I am one of those parents.
Yeah, you know the ones, the kind who pick unusual names.
In the case of my older daughter, I happened to be in Ireland and hear a girl addressed by the name, and thought it was pretty. I knew then and there if I ever had a daughter, I would name her that. Little did I count on the traditional Irish spelling.
Still, it was the ‘correct’ spelling, and when she was born, it was the name and spelling she was given, with the promise that she could have it legally changed as an adult, if she so desired.
Through the years, however, she has found not only the name, but the unusual spelling, a great ice breaker, and has developed quite a sense of humor about it.
In her own words:
At this point, you could turn to them with a highly condescending look and say, “Well a Caoimhe is a bipedal humanoid creature, originally found in the Northwestern and Midwestern regions of the United States. There have now been sightings in the Northeastern states, remarkably close to St. John’s University. Duh.” Then quickly walk away before they can argue.
The truth is my name is crazy. The spelling makes no sense, and once I pronounce it for people they become even more confused. It’s something I’ve come to accept having grown up with the completely unreadable name of “Caoimhe,” which is pronounced Keeva. Because of this, I always look forward to the first day of class when I get to see the different ways the professors approach my name. Many take the safe route, calling for a “Ms. Stack” and not attempting my name until they’ve had a chance to phonetically write it down. Then there are the teachers who bravely attempt my name, only to fail. Again, I don’t blame them in the least, and I appreciate their effort, but the phonetics of the Irish language always end up defeating them.
This semester held a surprise though. My French Professor was going through attendance when he zeroed in on me and said, “You must be Keeva. I researched your name.” To say the least, I was shocked. I can honestly say that was the first time IN MY LIFE that a teacher has gotten my name right without mine or my parents’ help. I’ve spent 18 years waiting for this day. The clouds parted and the angels sang the Hallelujah Chorus to me briefly. I had to take a moment to bask in the glory of it.

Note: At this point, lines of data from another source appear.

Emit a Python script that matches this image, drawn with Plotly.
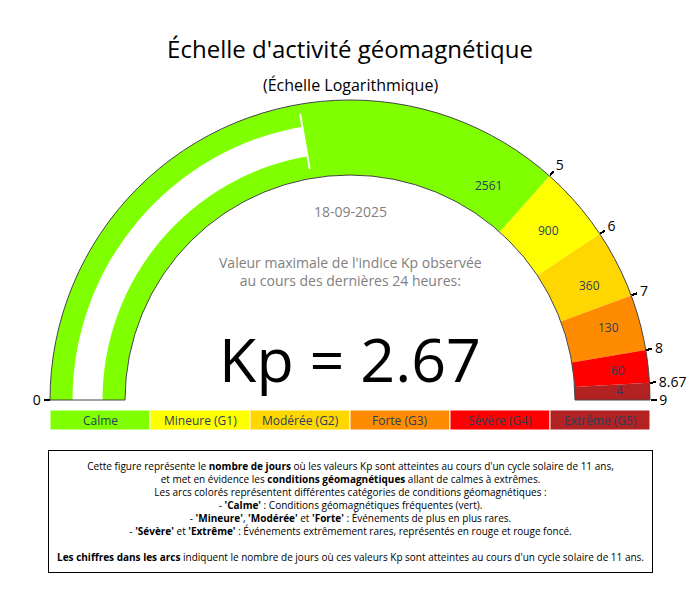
import numpy as np
import plotly.graph_objects as go

# Kp reading of the last 24 h
kp_value = 2.67
date_txt = "18-09-2025"

# gauge steps (Kp limits) and where they sit on the gauge axis (0..6)
kp_ticks = ["0", "5", "6", "7", "8", "8.67", "9"]
gauge_pos = [0, 4.39, 4.88, 5.32, 5.68, 5.89, 6.0]
step_colors = ["#7FFF00", "#FFFF00", "#FFD700", "#FF8C00", "#FF0000", "#B22222"]

# number of days in an 11 year solar cycle, and where each count is written (fraction of the arc)
day_counts = ["2561", "900", "360", "130", "60", "4"]
label_frac = [0.672, 0.763, 0.848, 0.906, 0.962, 0.988]

categories = ["Calme", "Mineure (G1)", "Modérée (G2)", "Forte (G3)", "Sévère (G4)", "Extrême (G5)"]

steps = []
for i, c in enumerate(step_colors):
    steps.append(dict(range=[gauge_pos[i], gauge_pos[i + 1]], color=c))

fig = go.Figure(go.Indicator(
    mode="gauge+number",
    value=kp_value,
    number=dict(prefix="Kp = ", font=dict(size=61, color="black")),
    domain=dict(x=[0, 1], y=[0, 1]),
    gauge=dict(
        shape="angular",
        axis=dict(range=[0, 6], tickmode="array", tickvals=gauge_pos, ticktext=kp_ticks,
                  ticks="outside", ticklen=6, tickwidth=2, tickcolor="black",
                  tickfont=dict(size=14, color="black")),
        bar=dict(color="white", thickness=0.4),
        bgcolor="white",
        borderwidth=1,
        bordercolor="#444",
        steps=steps,
        threshold=dict(line=dict(color="white", width=2), thickness=0.75, value=kp_value),
    ),
))

# geometry of the plot area (px) used to place text on the arcs
W, H = 700, 600
ml, mr, mt, mb = 42, 58, 92, 208
pw, ph = W - ml - mr, H - mt - mb
rx_lab, ry_lab = 270, 250

annotations = []
for txt, f in zip(day_counts, label_frac):
    th = np.pi * (1 - f)
    annotations.append(dict(
        x=0.5 + rx_lab * np.cos(th) / pw, y=ry_lab * np.sin(th) / ph,
        xref="paper", yref="paper", text=txt, showarrow=False,
        font=dict(size=12), xanchor="center", yanchor="middle"))

annotations.append(dict(x=0.5, y=1.05, xref="paper", yref="paper", showarrow=False,
                        xanchor="center", yanchor="middle",
                        text="(Échelle Logarithmique)", font=dict(size=16, color="black")))
annotations.append(dict(x=0.5, y=0.63, xref="paper", yref="paper", showarrow=False,
                        xanchor="center", yanchor="middle",
                        text=date_txt, font=dict(size=14, color="gray")))
annotations.append(dict(x=0.5, y=0.43, xref="paper", yref="paper", showarrow=False,
                        xanchor="center", yanchor="middle",
                        text="Valeur maximale de l'indice Kp observée<br>au cours des dernières 24 heures:",
                        font=dict(size=14, color="gray")))

# colour legend under the gauge
shapes = []
n = len(categories)
for i, (cat, c) in enumerate(zip(categories, step_colors)):
    shapes.append(dict(type="rect", xref="paper", yref="paper",
                       x0=i / n, x1=(i + 1) / n, y0=-0.1, y1=-0.0333,
                       fillcolor=c, line=dict(color="white", width=1)))
    annotations.append(dict(x=(i + 0.5) / n, y=-0.0667, xref="paper", yref="paper",
                            xanchor="center", yanchor="middle",
                            text=cat, showarrow=False, font=dict(size=12)))

note = ("Cette figure représente le <b>nombre de jours</b> où les valeurs Kp sont atteintes au cours d'un cycle solaire de 11 ans,<br>"
        "et met en évidence les <b>conditions géomagnétiques</b> allant de calmes à extrêmes.<br>"
        "Les arcs colorés représentent différentes catégories de conditions géomagnétiques :<br>"
        "- <b>'Calme'</b> : Conditions géomagnétiques fréquentes (vert).<br>"
        "- <b>'Mineure'</b>, <b>'Modérée'</b> et <b>'Forte'</b> : Événements de plus en plus rares.<br>"
        "- <b>'Sévère'</b> et <b>'Extrême'</b> : Événements extrêmement rares, représentés en rouge et rouge foncé.<br>"
        "<br>"
        "<b>Les chiffres dans les arcs</b> indiquent le nombre de jours où ces valeurs Kp sont atteintes au cours d'un cycle solaire de 11 ans.")
annotations.append(dict(x=0.5, y=-0.167, xref="paper", yref="paper", xanchor="center", yanchor="top",
                        text=note, showarrow=False, align="center",
                        font=dict(size=10, color="black"),
                        bordercolor="black", borderwidth=1, borderpad=8, bgcolor="white"))

fig.update_layout(
    width=W, height=H,
    margin=dict(l=ml, r=mr, t=mt, b=mb),
    title=dict(text="Échelle d'activité géomagnétique", xref="paper", x=0.5, xanchor="center",
               y=1 - 42 / H, yanchor="middle", font=dict(size=24, color="black")),
    annotations=annotations,
    shapes=shapes,
    paper_bgcolor="white",
)

fig.write_html("out.html")
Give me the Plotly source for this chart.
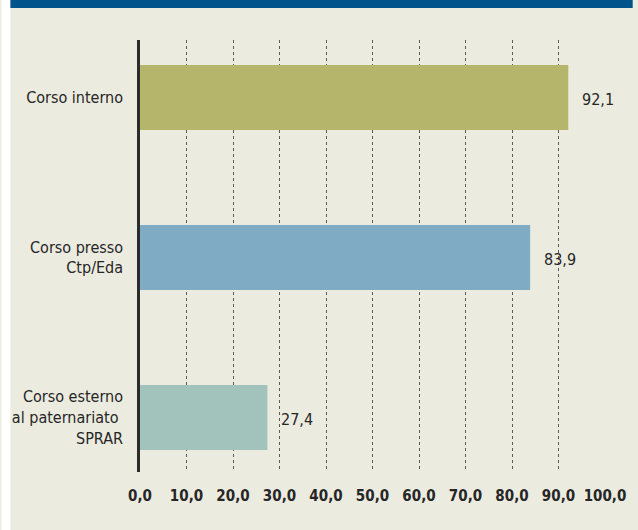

My history professor’s take on my name was a different matter. No matter what he does, he can’t seem to get it down. After looking at the mess of letters on the roster, he called for Ms. Stack and asked me to pronounce my name for him. On the second day, as he was taking attendance, he called for “Chow Main Sak.” The class was quiet. I looked around the class, wondering if there was an exchange student whose name he had bungled. Oh wait, no, it turned out that I was Chow Main. I told him how to say my name again. The third day came, and this time he called for “Chee Mean Sak.” At this point, I just raised my hand figuring that I would resign myself to having a new name exclusively for History.
On the fourth day, he called for “Kee Main Stack.” I raised my hand, but then he gave me a flicker of hope when he said “Oh wait, that’s not it.” He then asked, “It’s Katie, isn’t it?” Now he’s written down the correct pronunciation of my name. He already warned me that he has bad eyesight so there’s no promise that my name will be read off correctly, but it’s the effort that counts.
Now as we’ve gotten a week into the semester, most of my professors don’t need to be reminded on how to say my name. I doubt they have memorized the spelling of it, though. So I should still be good to play a game of Hangman with them and win.